Swords and Boards: A Study in Comparative Philosophy
Recently I began looking at hypermodern theory in chess. I was drawn to it because in many ways, it seemed to be the antithesis of the chess I was taught. The principles of opening that I had learned in chess club in fifth grade seemed to be willfully broken with great effect. Control the center! What is this Reti thing doing? Never move the same piece twice! Who is this Alekhine person? He did WHAT with his knight? So, I studied (actually, I must admit, I have only just begun my peek into this strategy). I leaned that for a hypermodern philosophy to work, tempo is more important than piece count in the traditional sense.
This all rung true, but from a source that I did not expect. This was the flow of battle as described my Johannes Liechtenauer. Liechtenauer was a longsword master in mid fourteenth century Germany that advocated a look at interpersonal (one on one) combat that essentially consisted of two phases, the vor- pronounced "for"- and the nacht, or in English, before and after.
When in the vor, one has control of the situation. Your opponent is responding to your actions. If one finds himself in the nacht, he is attempting to retake the initiative. Between these phases, there is something of a grey area known as the indes, or in between wherein no one has the initative (think in modern fencing when the two fencers come into a corp-a-corp, both almost in each other's face). The indes could only last for an instant before someone acted to take the vor.

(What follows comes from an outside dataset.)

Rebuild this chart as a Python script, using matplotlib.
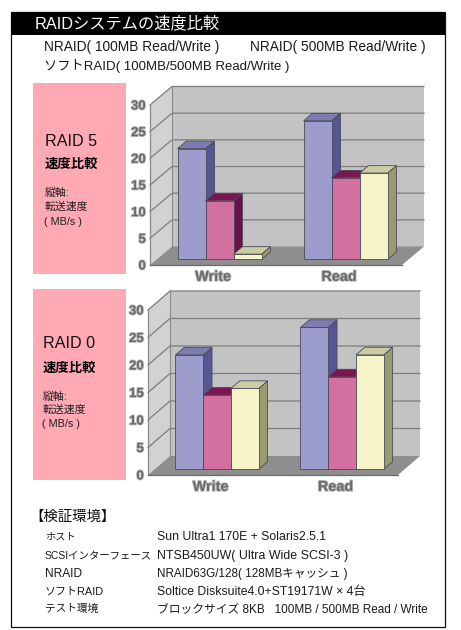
#!/usr/bin/env python3
"""RAID speed comparison sheet: two pseudo-3D bar charts plus a test environment table."""
import matplotlib
matplotlib.use("Agg")
import matplotlib.patheffects as pe
import matplotlib.pyplot as plt
from matplotlib.patches import Polygon, Rectangle

plt.rcParams["font.family"] = ["Liberation Sans", "Noto Sans CJK JP", "DejaVu Sans"]

W, H = 461, 630

CATEGORIES = ["Write", "Read"]
YTICKS = [0, 5, 10, 15, 20, 25, 30]

RAID5_NRAID_100 = [20.8, 26.0]
RAID5_NRAID_500 = [11.0, 15.3]
RAID5_SOFT = [1.0, 16.2]

RAID0_NRAID_100 = [20.8, 25.8]
RAID0_NRAID_500 = [13.5, 16.8]
RAID0_SOFT = [14.7, 20.8]

# front, top, side face colours per series
BLUE = ("#9d9dcd", "#7d7db4", "#565692")
PINK = ("#d2709f", "#7c1552", "#68104a")
CREAM = ("#f5f3c8", "#cccca2", "#999b70")

LEGEND = [
    (44, 47, 9.95, "NRAID( 100MB Read/Write )"),
    (250, 47, 9.95, "NRAID( 500MB Read/Write )"),
    (44, 66, 9.5, "ソフトRAID( 100MB/500MB Read/Write )"),
]
ENV_NAMES = ["ホスト", "SCSIインターフェース", "NRAID", "ソフトRAID", "テスト環境"]
ENV_DESCS = [
    "Sun Ultra1 170E + Solaris2.5.1",
    "NTSB450UW( Ultra Wide SCSI-3 )",
    "NRAID63G/128( 128MBキャッシュ )",
    "Soltice Disksuite4.0+ST19171W × 4台",
    "ブロックサイズ 8KB   100MB / 500MB Read / Write",
]
ENV_Y = [537, 556, 574, 592, 609]
ENV_NAME_SIZE = [7.4, 7.5, 8.6, 7.9, 7.7]
ENV_DESC_SIZE = [8.8, 8.95, 8.35, 8.8, 8.5]

BAR_W = 0.222


def chart(fig, left, right, top, bottom, depth_px, series):
    """Oblique bar chart; the axes rectangle is the front plane of the plot box."""
    ax = fig.add_axes([left / W, 1 - bottom / H, (right - left) / W, (bottom - top) / H])
    ax.set_xlim(-0.5, 1.5)
    ax.set_ylim(0, 30)
    ax.patch.set_visible(False)
    for s in ax.spines.values():
        s.set_visible(False)

    # depth vector expressed in data units
    dx = depth_px[0] * 2 / (right - left)
    dy = depth_px[1] * 30 / (bottom - top)

    def poly(pts, fc, ec="none", lw=0, z=1):
        ax.add_patch(Polygon(pts, closed=True, fc=fc, ec=ec, lw=lw, zorder=z, clip_on=False))

    x0, x1 = -0.5, 1.5
    poly([(x0 + dx, dy), (x1 + dx, dy), (x1 + dx, 30 + dy), (x0 + dx, 30 + dy)], "#c3c3c3")
    poly([(x0, 0), (x0 + dx, dy), (x0 + dx, 30 + dy), (x0, 30)], "#d2d2d2")
    poly([(x0, 0), (x1, 0), (x1 + dx, dy), (x0 + dx, dy)], "#8e8e8e")

    for t in YTICKS[1:]:
        ax.plot([x0, x0 + dx, x1 + dx], [t, t + dy, t + dy], color="#7c7c7c", lw=0.9,
                zorder=2, clip_on=False, solid_joinstyle="miter")
    ax.plot([x0 + dx, x0 + dx], [dy, 30 + dy], color="#8a8a8a", lw=0.8, zorder=2, clip_on=False)
    ax.plot([x0, x0], [0, 30], color="#8a8a8a", lw=0.9, zorder=2, clip_on=False)
    ax.plot([x0, x1], [0, 0], color="#6a6a6a", lw=0.9, zorder=2, clip_on=False)

    # bars sit 30% into the box and take 40% of its depth
    fx, fy = dx * 0.3, dy * 0.3
    bx, by = dx * 0.4, dy * 0.4
    edge = "#4a4a58"
    z = 3
    for i in range(len(CATEGORIES)):
        for k, (vals, cols) in enumerate(series):
            xl = i - 1.5 * BAR_W + k * BAR_W + fx
            xr = xl + BAR_W
            yb, yt = fy, vals[i] + fy
            poly([(xr, yb), (xr + bx, yb + by), (xr + bx, yt + by), (xr, yt)], cols[2], edge, 0.6, z)
            poly([(xl, yt), (xr, yt), (xr + bx, yt + by), (xl + bx, yt + by)], cols[1], edge, 0.6, z)
            poly([(xl, yb), (xr, yb), (xr, yt), (xl, yt)], cols[0], edge, 0.6, z)
            z += 1

    smear = [pe.withStroke(linewidth=1.2, foreground="#b8b8b8")]
    ax.set_xticks(range(len(CATEGORIES)), CATEGORIES)
    ax.set_yticks(YTICKS)
    ax.tick_params(axis="y", length=0, labelsize=9.5, labelcolor="#6a6a6a", pad=3)
    ax.tick_params(axis="x", length=0, labelsize=10.4, labelcolor="#6a6a6a", pad=3.5)
    for lab in ax.get_xticklabels() + ax.get_yticklabels():
        lab.set_fontweight("bold")
        lab.set_path_effects(smear)
    return ax


def side_panel(ov, x, top, bottom, text_x, ys, name):
    ov.add_patch(Rectangle((x, top), 93, bottom - top, fc="#ffa9b4", ec="none"))
    ov.text(text_x, ys[0], name, fontsize=11.6, va="center", color="#111111")
    ov.text(text_x, ys[1], "速度比較", fontsize=9.6, va="center", fontweight="bold", color="#000000")
    ov.text(text_x, ys[2], "縦軸:", fontsize=7.8, va="center", color="#222222")
    ov.text(text_x, ys[3], "転送速度", fontsize=7.8, va="center", color="#222222")
    ov.text(text_x - 1, ys[4], "( MB/s )", fontsize=7.8, va="center", color="#222222")


fig = plt.figure(figsize=(W / 100, H / 100), dpi=100, facecolor="white")

# page overlay in pixel coordinates, y pointing down
ov = fig.add_axes([0, 0, 1, 1])
ov.set_xlim(0, W)
ov.set_ylim(H, 0)
ov.axis("off")

ov.add_patch(Rectangle((10.5, 11.5), 434, 615, fc="white", ec="#111111", lw=0.9))
ov.add_patch(Rectangle((10.5, 11.5), 434, 23.5, fc="black", ec="none"))
ov.text(35, 23.5, "RAIDシステムの速度比較", color="white", fontsize=11.7, va="center")

for x, y, size, label in LEGEND:
    ov.text(x, y, label, fontsize=size, va="center", color="#1a1a1a")

side_panel(ov, 33, 83, 274, 45, [142, 165, 193, 207, 222], "RAID 5")
side_panel(ov, 33, 289, 480, 43, [344, 369, 397, 410, 424], "RAID 0")

ov.text(29, 517, "【検証環境】", fontsize=10.4, va="center", color="#111111")
for i, y in enumerate(ENV_Y):
    ov.text(45, y, ENV_NAMES[i], fontsize=ENV_NAME_SIZE[i], va="center", color="#1a1a1a")
    ov.text(157, y, ENV_DESCS[i], fontsize=ENV_DESC_SIZE[i], va="center", color="#1a1a1a")

chart(fig, 150, 402, 105, 265, (22, 18.5),
      [(RAID5_NRAID_100, BLUE), (RAID5_NRAID_500, PINK), (RAID5_SOFT, CREAM)])
chart(fig, 148, 398, 310, 475, (22, 19),
      [(RAID0_NRAID_100, BLUE), (RAID0_NRAID_500, PINK), (RAID0_SOFT, CREAM)])

fig.savefig("out.png", dpi=100)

This is a fundamental of hypermodern theory as I understand. In chess terms it is frequently called tempo or momentum.
Liechtenauer and his students went on to say that when in the nacht, there are two strategies to be taken. If your opponent has "strong" leverage on you, recover to safety and attack on oblique angles in an attempt to reclaim the vor without risking entering the indes. In the event that his leverage is "weak," press forward into the attack.
In the world of chess, this can be seen primarily in the actions of the knights and bishops. To fianchetto a bishop takes time, but it can be time well spent if your opponent has already secured a strong center. In this case, you do as Liechtenauer suggests and use your pawns and other pieces to obliquely tear open the defense. If he has a weak center (i.e. a few undefended pawns) use your knights to either jump the line or dismantle it directly.

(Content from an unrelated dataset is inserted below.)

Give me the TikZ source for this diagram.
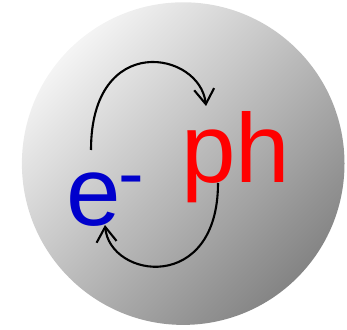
\documentclass[tikz,border=0pt]{standalone}
\usepackage{fontspec}
\usepackage{xcolor}
\usepackage{tikz}
\usetikzlibrary{arrows.meta}
\setmainfont{Liberation Sans}
\definecolor{elecblue}{HTML}{0000CC}
\definecolor{phonred}{HTML}{FF0000}
\definecolor{ballhi}{HTML}{F4F4F4}
\definecolor{balllo}{HTML}{848484}

\begin{document}
\begin{tikzpicture}[x=1pt, y=1pt,
        hop/.style={black, line width=2.1pt, -{Straight Barb[length=15pt, width=20pt]}},
        big/.style={inner sep=0pt, anchor=base west, font=\fontsize{98}{98}\selectfont}]
            \useasboundingbox (0,0) rectangle (347,329);
            \shade[top color=ballhi, bottom color=balllo, shading angle=45] (183.2,165.4) circle (161.3pt);
            \node[big, elecblue] (elec) at (66.1,103.8) {e\kern-2.3pt\raisebox{25.5pt}{\fontsize{77}{77}\selectfont -}};
            \node[big, phonred] (phon) at (180.8,146.3) {ph};
            % top hop: e- to ph
            \draw[hop] ([shift={(24.9,75.2)}]elec.base west) .. controls +(0,119) and ([shift={(19.2,131.7)}]phon.base west) .. ([shift={(25.2,76.7)}]phon.base west);
            % bottom hop: ph back to e-
            \draw[hop] ([shift={(37.2,-0.3)}]phon.base west) .. controls +(0,-111) and ([shift={(43.9,-53.8)}]elec.base west) .. ([shift={(38.9,0.2)}]elec.base west);
        \end{tikzpicture}
\end{document}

Another similarity between hypermodern chess and longsword fighting can be seen in the oldest treatise on fighting called I.33 (called "one thirty-three" or "eye thirty-three"). This manual is known for its odd approach to fighting known as "point back." The combatants in I.33 are armed with bucklers, a type of tiny (12 - 18") center gripped shield and your stereotypical sword, around three feet long with a simple cross shaped guard.
In I.33, fighters tend to use the buckler as a light but mobile defense and keep their swords pointed either behind or above them, not directly threatening their opponents. This is, to my mind at least, the King's Indian defense. The queen's pawn is the buckler, a small defense meant more to force the opponent to attack around it while the knight/bishop formation that it the hallmark of an Indian defense is the sword, held back waiting for the opponent to overextend his reach before making their attack.
I know that comparisons between chess and combat are as old as the game itself. However seeing the same principles stretch over seven hundred years to a style of chess only dates back seventy years was startling. Conversely, the "classical" chess game can be closely compared to the Italian masters of the seventeenth century, but those are points to be drawn later.